Can not believe I am saying this but MSNBC’s Morning Joe and Mika have been doing an incredible job staying focused on this issue. Ripping up Newt Gingrich’s comments, the hatred on the streets towards Muslims, Glenn Beck, Rush, Sarah and team flamming the hatred. How this is the dark under belly of the U.s. Morning Joe is on target on this critical issue. Again can not believe I am saying this
They brought up Daisy Kahn’s interview on This Week and the Rabbi from the Jewish Community Center who Daisy and team have been consulting about the development of the Muslim Community Center from the inception. Their plan is to have conferences on comparative religions, debates, swimming pool, etc. The Mosque part of the conference center is part of the community center.

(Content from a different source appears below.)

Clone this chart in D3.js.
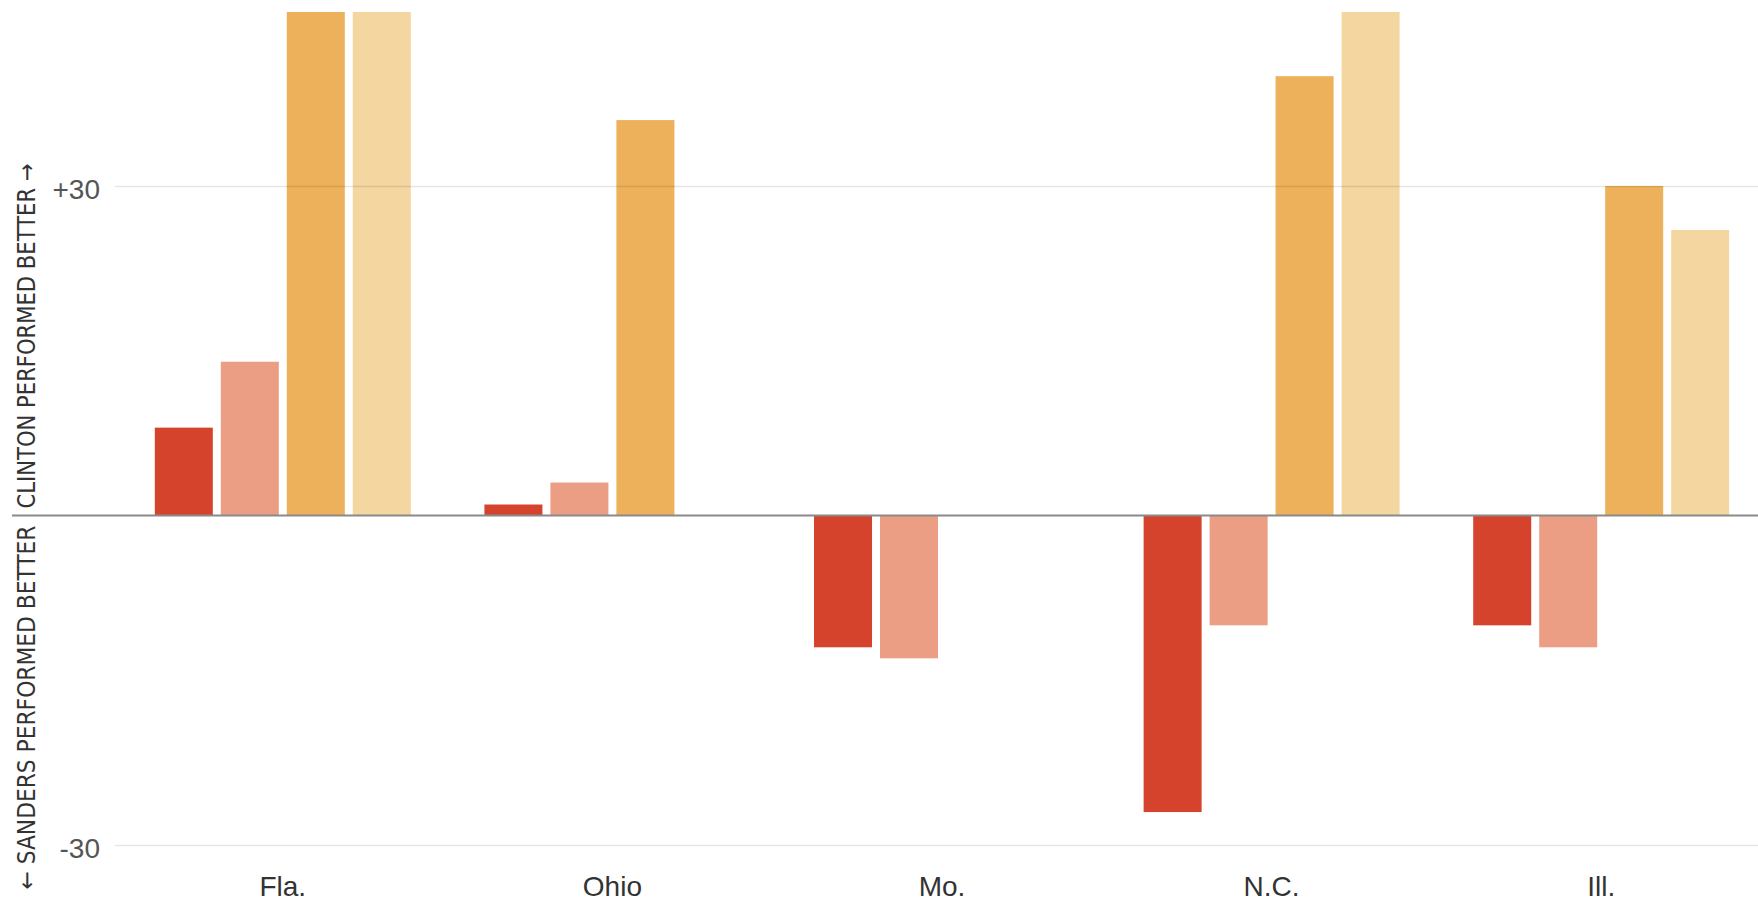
<!DOCTYPE html>
<html>
<head>
<meta charset="utf-8">
<script src="https://cdnjs.cloudflare.com/ajax/libs/d3/7.8.5/d3.min.js"></script>
<style>
  body { margin: 0; background: #fff; }
  svg { display: block; }
</style>
</head>
<body>
<div id="chart"></div>
<script>
// states and the four bar series (margin in points, + = Clinton did better)
const states = ["Fla.", "Ohio", "Mo.", "N.C.", "Ill."];
const seriesKeys = ["s1", "s2", "s3", "s4"];
const s1 = [8, 1, -12, -27, -10];
const s2 = [14, 3, -13, -10, -12];
const s3 = [58, 36, null, 40, 30];
const s4 = [55, null, null, 49, 26];
const tickValues = [-30, 30];

const colors = d3.scaleOrdinal()
  .domain(seriesKeys)
  .range(["#d5432c", "#ec9e84", "#ecb15a", "#f3d6a0"]);

const W = 1758, H = 901;

const data = states.map((s, i) => ({
  state: s,
  values: [s1[i], s2[i], s3[i], s4[i]]
}));

const svg = d3.select("#chart")
  .append("svg")
    .attr("width", W)
    .attr("height", H);

// group scale + sub scale inside each group
const x0 = d3.scaleBand()
  .domain(states)
  .range([118, 1766])
  .paddingInner(0.2234)
  .paddingOuter(0.1117);

const x1 = d3.scaleBand()
  .domain(seriesKeys)
  .range([0, x0.bandwidth()])
  .paddingInner(0.121);

const y = d3.scaleLinear()
  .domain([-30, 30])
  .range([845, 186]);

svg.append("clipPath")
    .attr("id", "plotclip")
  .append("rect")
    .attr("x", 0)
    .attr("y", 12)
    .attr("width", W)
    .attr("height", H - 12);

// bars
const groups = svg.append("g")
    .attr("clip-path", "url(#plotclip)")
  .selectAll("g")
  .data(data)
  .join("g")
    .attr("transform", d => `translate(${x0(d.state)},0)`);

groups.selectAll("rect")
  .data(d => d.values.map((v, i) => ({ key: seriesKeys[i], v: v })).filter(e => e.v !== null))
  .join("rect")
    .attr("x", d => x1(d.key))
    .attr("width", x1.bandwidth())
    .attr("y", d => y(Math.max(0, d.v)))
    .attr("height", d => Math.abs(y(d.v) - y(0)))
    .style("fill", d => colors(d.key));

// gridlines and tick labels
const yAxis = svg.append("g")
  .attr("transform", "translate(115,0)")
  .call(d3.axisLeft(y)
    .tickValues(tickValues)
    .tickSizeInner(-(W - 115))
    .tickSizeOuter(0)
    .tickPadding(15)
    .tickFormat(d => d > 0 ? "+" + d : d));

yAxis.select(".domain").remove();
yAxis.selectAll(".tick line")
  .attr("stroke", "#000")
  .attr("stroke-opacity", 0.1)
  .attr("stroke-width", 1.5);
yAxis.selectAll(".tick text")
  .attr("dy", "0.45em")
  .style("font-family", "'Liberation Sans', Arial, sans-serif")
  .style("font-size", "28px")
  .style("fill", "#555");

// zero line
svg.append("line")
  .attr("x1", 12)
  .attr("x2", W)
  .attr("y1", y(0))
  .attr("y2", y(0))
  .attr("stroke", "#8a8a8a")
  .attr("stroke-width", 2);

// state labels
svg.append("g")
  .selectAll("text")
  .data(states)
  .join("text")
    .attr("x", d => x0(d) + x0.bandwidth() / 2)
    .attr("y", 896)
    .attr("text-anchor", "middle")
    .style("font-family", "'Liberation Sans', Arial, sans-serif")
    .style("font-size", "28px")
    .style("fill", "#333")
    .text(d => d);

// axis titles (rotated)
const titleFont = "'Liberation Sans Narrow', 'DejaVu Sans Condensed', sans-serif";

svg.append("text")
  .attr("transform", `translate(35,${y(0) - 7}) rotate(-90)`)
  .attr("text-anchor", "start")
  .attr("textLength", 345)
  .attr("lengthAdjust", "spacingAndGlyphs")
  .style("font-family", titleFont)
  .style("font-size", "24px")
  .style("fill", "#333")
  .text("CLINTON PERFORMED BETTER →");

svg.append("text")
  .attr("transform", `translate(35,${y(0) + 10}) rotate(-90)`)
  .attr("text-anchor", "end")
  .attr("textLength", 364)
  .attr("lengthAdjust", "spacingAndGlyphs")
  .style("font-family", titleFont)
  .style("font-size", "24px")
  .style("fill", "#333")
  .text("← SANDERS PERFORMED BETTER");
</script>
</body>
</html>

From what Daisy said on “This Week” with Christiane Amanpour the focus of the Cordoba House will be similar to the focus of the Jewish Community Center in New York.
Daisy said that the hatred that is being fomented is like a “metastisized anti semitism”
That clip is amazing. Wondering if it has been played on national T.V?
Sorry unable to link. This is an important listen. About the Mosque/community center, cultural center
August 22, 2010| Conservative, Constitution, Islam, al Qaeda | Scott Horton
Suhail Khan, Senior Fellow for Christian-Muslim Understanding at the Institute for Global Engagement, discusses the letter he co-signed with five other Muslim Republicans that takes his party to task for bashing the “Ground Zero Mosque,” the popular anti-Muslim sentiment that turns traditional Conservatism on its head, why the terrorists win if we abandon the Bill of Rights, how religious bigotry adds credence to al Qaeda’s assertion that the U.S. is at war with Islam, the remarkably-ordinary majority of American Muslims and how activism within the Republican party can effect change.